Brazilians Offended Over Destruction of Christ the Redeemer

"2012" billboard shows statue meeting its maker

A new billboard depicting the destruction of Christ the Redeemer has some members of the Brazilian community upset.

The ad, located on La Brea Avenue just north of Hollywood Boulevard, is part of a campaign for the movie "2012."

The film is based on the latest apocalyptic craze that according to the Mayan calendar, the world will end on Dec. 21, 2012 -- leaving us plenty of time to watch "2012" in theaters and eventually buy the DVD or Blu-ray. How convenient.

The film's billboard campaign has offended multimedia designer Sara Vieira. She is now trying to mobilize LA's Brazilian community and Catholic Church groups to have the ad taken down.

Vieira, who in full disclosure also designs websites for NBC, says the billboard is offensive:

I think it's disrespectful to have the image of Jesus Christ like that on the streets!! It's very disturbing and I would like for SONY to take it down immediately!! ALL OF THE BILLBOARDs with the image of Jesus Christ! I am sure every person in Brazil and the Catholic Church will agree with me as well!

Vieira has a suggestion for the promoters of the movie:

Why don't they use YOUR Statue of Liberty? Instead of Messing with my country!??

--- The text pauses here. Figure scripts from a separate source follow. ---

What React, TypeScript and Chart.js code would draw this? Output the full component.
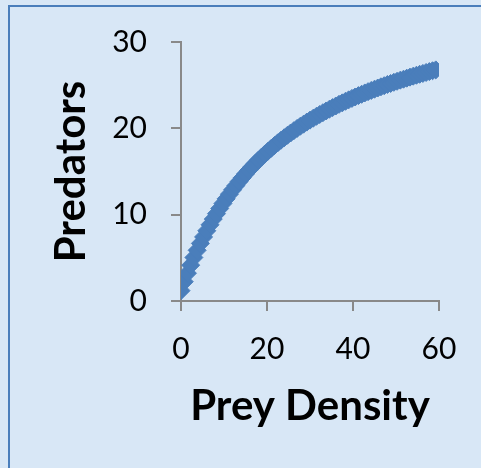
import { useEffect, useRef } from "react";
import { Chart, registerables } from "chart.js";

Chart.register(...registerables);

// Prey density (x) and predator response (y) for each observation
const preyDensity = [
  0, 0.75, 1.5, 2.25, 3, 3.75, 4.5, 5.25, 6, 6.75,
  7.5, 8.25, 9, 9.75, 10.5, 11.25, 12, 12.75, 13.5, 14.25,
  15, 15.75, 16.5, 17.25, 18, 18.75, 19.5, 20.25, 21, 21.75,
  22.5, 23.25, 24, 24.75, 25.5, 26.25, 27, 27.75, 28.5, 29.25,
  30, 30.75, 31.5, 32.25, 33, 33.75, 34.5, 35.25, 36, 36.75,
  37.5, 38.25, 39, 39.75, 40.5, 41.25, 42, 42.75, 43.5, 44.25,
  45, 45.75, 46.5, 47.25, 48, 48.75, 49.5, 50.25, 51, 51.75,
  52.5, 53.25, 54, 54.75, 55.5, 56.25, 57, 57.75, 58.5, 59.25,
];

const predators = [
  1.2, 2.24, 3.22, 4.15, 5.04, 5.87, 6.67, 7.42, 8.14, 8.83,
  9.49, 10.11, 10.71, 11.29, 11.84, 12.37, 12.88, 13.36, 13.83, 14.28,
  14.72, 15.14, 15.54, 15.93, 16.31, 16.67, 17.02, 17.36, 17.69, 18.01,
  18.32, 18.62, 18.91, 19.19, 19.46, 19.73, 19.99, 20.24, 20.48, 20.72,
  20.95, 21.17, 21.39, 21.6, 21.81, 22.01, 22.21, 22.4, 22.59, 22.78,
  22.95, 23.13, 23.3, 23.47, 23.63, 23.79, 23.94, 24.1, 24.25, 24.39,
  24.53, 24.67, 24.81, 24.94, 25.08, 25.2, 25.33, 25.45, 25.58, 25.69,
  25.81, 25.93, 26.04, 26.15, 26.26, 26.36, 26.47, 26.57, 26.67, 26.77,
];

const xTickValues = [0, 20, 40, 60];
const yTickValues = [0, 10, 20, 30];

const xTitle = "Prey Density";
const yTitle = "Predators";

const markerBlue = "#4a7ebb";
const axisGrey = "#898989";

export default function App() {
  const canvasRef = useRef<HTMLCanvasElement>(null);

  useEffect(() => {
    document.body.style.margin = "0";
    const canvas = canvasRef.current;
    if (!canvas) return;

    const points = preyDensity.map((x, i) => ({ x, y: predators[i] }));

    const axisGrid = {
      drawOnChartArea: false,
      drawTicks: true,
      tickLength: 10,
      tickColor: axisGrey,
      tickWidth: 2,
      color: axisGrey,
      lineWidth: 2,
    };

    const chart = new Chart(canvas, {
      type: "scatter",
      data: {
        datasets: [
          {
            data: points,
            pointStyle: "rectRot",
            pointRadius: 9,
            pointBorderWidth: 1,
            backgroundColor: markerBlue,
            borderColor: markerBlue,
            showLine: false,
          },
        ],
      },
      options: {
        responsive: false,
        animation: false,
        devicePixelRatio: 1,
        layout: { padding: { left: 0, top: 42, right: 42, bottom: 0 } },
        plugins: {
          legend: { display: false },
          tooltip: { enabled: false },
        },
        scales: {
          x: {
            type: "linear",
            min: 0,
            max: 60,
            afterBuildTicks: (scale: any) => {
              scale.ticks = xTickValues.map((value) => ({ value }));
            },
            afterFit: (scale: any) => {
              scale.height = 167;
            },
            grid: axisGrid,
            border: { display: true, color: axisGrey, width: 2 },
            ticks: {
              color: "#000",
              font: { family: "Lato", size: 30 },
              padding: 20,
              maxRotation: 0,
            },
            title: {
              display: true,
              text: xTitle,
              color: "#000",
              font: { family: "Lato", size: 42, weight: "bold" },
              padding: { top: 0, bottom: 36 },
            },
          },
          y: {
            type: "linear",
            min: 0,
            max: 30,
            afterBuildTicks: (scale: any) => {
              scale.ticks = yTickValues.map((value) => ({ value }));
            },
            afterFit: (scale: any) => {
              scale.width = 181;
            },
            grid: axisGrid,
            border: { display: true, color: axisGrey, width: 2 },
            ticks: {
              color: "#000",
              font: { family: "Lato", size: 30 },
              padding: 24,
            },
            title: {
              display: true,
              text: yTitle,
              color: "#000",
              font: { family: "Lato", size: 42, weight: "bold" },
              padding: { top: 46, bottom: 0 },
            },
          },
        },
      },
    });

    return () => chart.destroy();
  }, []);

  return (
    <div
      style={{
        position: "fixed",
        left: 0,
        top: 0,
        width: 481,
        height: 468,
        overflow: "hidden",
        background: "#d8e7f6",
      }}
    >
      <div
        style={{
          position: "absolute",
          left: 8,
          top: 5,
          width: 600,
          height: 600,
          border: "2px solid #4a7ebb",
        }}
      />
      <canvas
        ref={canvasRef}
        width={481}
        height={468}
        style={{ position: "absolute", left: 0, top: 0 }}
      />
    </div>
  );
}
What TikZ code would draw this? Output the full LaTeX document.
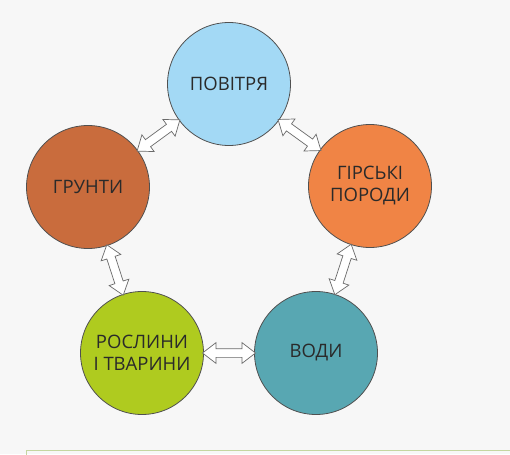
\documentclass[tikz,border=0pt]{standalone}
\usepackage{fontspec}
\setmainfont{Open Sans}
\usetikzlibrary{shapes.arrows}
\definecolor{bg}{HTML}{F7F7F7}
\definecolor{txt}{HTML}{2A2A2A}
\definecolor{rim}{HTML}{505050}
\definecolor{cair}{HTML}{A3D9F5}
\definecolor{csoil}{HTML}{C96C3D}
\definecolor{crock}{HTML}{F08445}
\definecolor{cwater}{HTML}{58A7B2}
\definecolor{cplant}{HTML}{AFCB1F}
\definecolor{cbox}{HTML}{C5D6A0}
\definecolor{arrowrim}{HTML}{6A6A6A}
\tikzset{
  sphere/.style={circle, draw=rim, line width=0.8pt, minimum size=123pt, inner sep=0pt,
    text=txt, font=\fontsize{18.5}{22}\selectfont, align=center},
  dblarrow/.style={double arrow, draw=arrowrim, fill=white, line width=0.7pt,
    minimum height=53pt, minimum width=20pt, inner xsep=0pt, inner ysep=4pt,
    double arrow head extend=6pt, double arrow tip angle=75, sloped}
}
\begin{document}
\begin{tikzpicture}[x=1pt,y=-1pt]
\fill[bg] (0,0) rectangle (510,454);
\useasboundingbox (0,0) rectangle (510,454);
\draw[cbox, line width=1pt] (26,460) -- (26,450.5) -- (515,450.5);
\node[sphere, fill=cair]   (air)   at (229,84)  {ПОВІТРЯ};
\node[sphere, fill=csoil]  (soil)  at (88,187)  {ГРУНТИ};
\node[sphere, fill=crock]  (rock)  at (370,186) {ГІРСЬКІ\\ПОРОДИ};
\node[sphere, fill=cwater] (water) at (316,353) {ВОДИ};
\node[sphere, fill=cplant] (plant) at (142,353) {РОСЛИНИ\\І ТВАРИНИ};
\path (air) -- (soil) node[midway, dblarrow] (a1) {};
\path (air) -- (rock) node[midway, dblarrow] (a2) {};
\path (rock) -- (water) node[midway, dblarrow] (a3) {};
\path (plant) -- (water) node[midway, dblarrow] (a4) {};
\path (soil) -- (plant) node[midway, dblarrow] (a5) {};
\end{tikzpicture}
\end{document}
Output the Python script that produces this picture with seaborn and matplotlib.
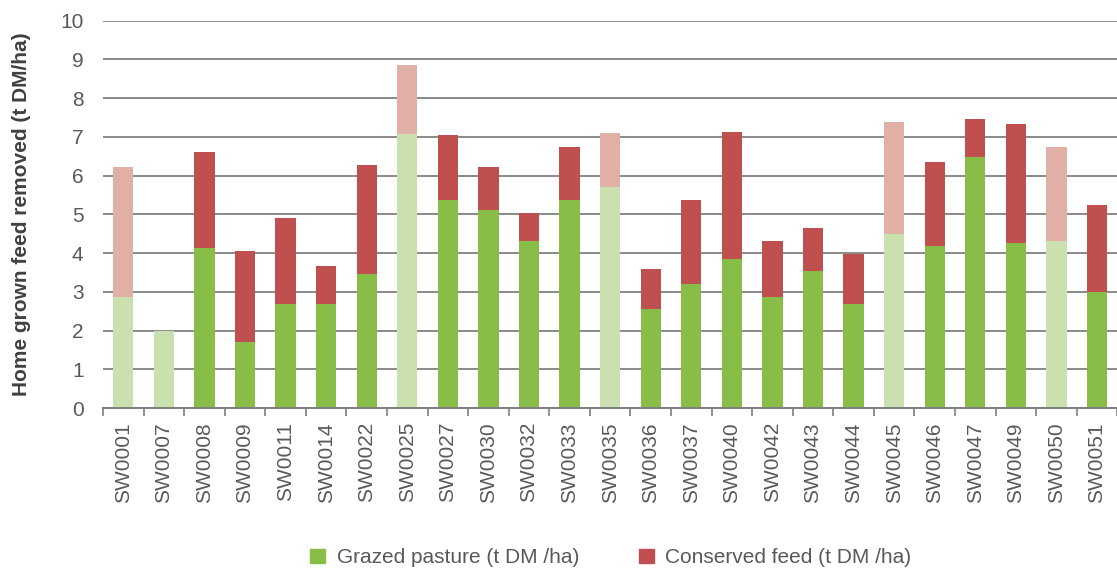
import pandas as pd
import matplotlib.pyplot as plt
import matplotlib.patches as mpatches
import seaborn as sns

farms = ['SW0001', 'SW0007', 'SW0008', 'SW0009', 'SW0011', 'SW0014', 'SW0022', 'SW0025',
         'SW0027', 'SW0030', 'SW0032', 'SW0033', 'SW0035', 'SW0036', 'SW0037', 'SW0040',
         'SW0042', 'SW0043', 'SW0044', 'SW0045', 'SW0046', 'SW0047', 'SW0049', 'SW0050',
         'SW0051']
grazed = [2.88, 2.00, 4.12, 1.70, 2.68, 2.68, 3.46, 7.08, 5.37, 5.11, 4.32, 5.37, 5.71,
          2.55, 3.21, 3.86, 2.88, 3.54, 2.69, 4.50, 4.19, 6.48, 4.26, 4.32, 3.00]
conserved = [3.34, 0.00, 2.48, 2.35, 2.22, 0.98, 2.82, 1.78, 1.69, 1.11, 0.71, 1.36, 1.39,
             1.04, 2.15, 3.26, 1.44, 1.10, 1.30, 2.89, 2.16, 0.98, 3.07, 2.42, 2.23]
faded = ['SW0001', 'SW0007', 'SW0025', 'SW0035', 'SW0045', 'SW0050']

df = pd.DataFrame({'farm': farms, 'grazed': grazed, 'conserved': conserved})
df['total'] = df['grazed'] + df['conserved']

GREEN, RED = '#88BE47', '#C0504F'
LGREEN, LRED = '#CBE0AF', '#E0AFA6'
green_pal = [LGREEN if f in faded else GREEN for f in farms]
red_pal = [LRED if f in faded else RED for f in farms]

plt.rcParams['font.family'] = ['Liberation Sans', 'DejaVu Sans']
fig = plt.figure(figsize=(11.17, 5.74), dpi=100)
ax = fig.add_axes([0.0922, 0.289, 0.908, 0.675])

sns.barplot(data=df, x='farm', y='total', hue='farm', palette=red_pal, legend=False,
            width=0.5, saturation=1, ax=ax, zorder=3)
sns.barplot(data=df, x='farm', y='grazed', hue='farm', palette=green_pal, legend=False,
            width=0.5, saturation=1, ax=ax, zorder=3)

ax.set_ylim(0, 10)
ax.set_xlim(-0.5, len(farms) - 0.5)
ax.set_yticks(range(0, 11))
ax.yaxis.grid(True, color='#8a8a8a', linewidth=1.4, zorder=0)
ax.set_axisbelow(True)
for s in ['top', 'right', 'left']:
    ax.spines[s].set_visible(False)
ax.spines['bottom'].set_color('#7f7f7f')
ax.spines['bottom'].set_linewidth(1.4)
ax.spines['bottom'].set_zorder(4)

ax.set_xticks([i - 0.5 for i in range(len(farms) + 1)], minor=True)
ax.tick_params(axis='x', which='minor', length=6, width=1.2, color='#7f7f7f')
ax.tick_params(axis='x', which='major', length=0, pad=10, labelsize=15,
               labelcolor='#595959', rotation=90)
ax.tick_params(axis='y', length=0, pad=14, labelsize=15, labelcolor='#595959')

ax.set_xlabel(None)
ax.set_ylabel('Home grown feed removed (t DM/ha)', fontsize=15, fontweight='bold',
              color='#404040', labelpad=21)

handles = [mpatches.Patch(color=GREEN, label='Grazed pasture (t DM /ha)'),
           mpatches.Patch(color=RED, label='Conserved feed (t DM /ha)')]
fig.legend(handles=handles, loc='center', bbox_to_anchor=(0.547, 0.028), ncol=2,
           frameon=False, fontsize=15, labelcolor='#595959', handlelength=0.7,
           handleheight=0.7, columnspacing=2.9, handletextpad=0.55)

plt.savefig('out.png', dpi=100)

They probably didn't use the Statue of Liberty because it's the ultimate cliché in disaster movies (see: Escape from New York, Planet of the Apes, Independence Day, Deep Impact, The Day After Tomorrow and Cloverfield). If there's a way to defile Lady Liberty, Hollywood's already tried it (We're looking at you, Ghostbusters).

In Sony's defense, we think everything in the world (spoiler alert) is destroyed in the movie -- not just Christ the Redeemer. Which raises the question, could Sony depict the destruction of a world landmark without offending someone?

Destroy Big Ben, and Brits would be offended. Destroy the Taj Mahal and Indians would be upset (also possibly Donald Trump). The point is that when it comes to the end of the world, no landmark can be destroyed -- even in fiction -- without upsetting someone.

Even so, for now, the billboard will remain up.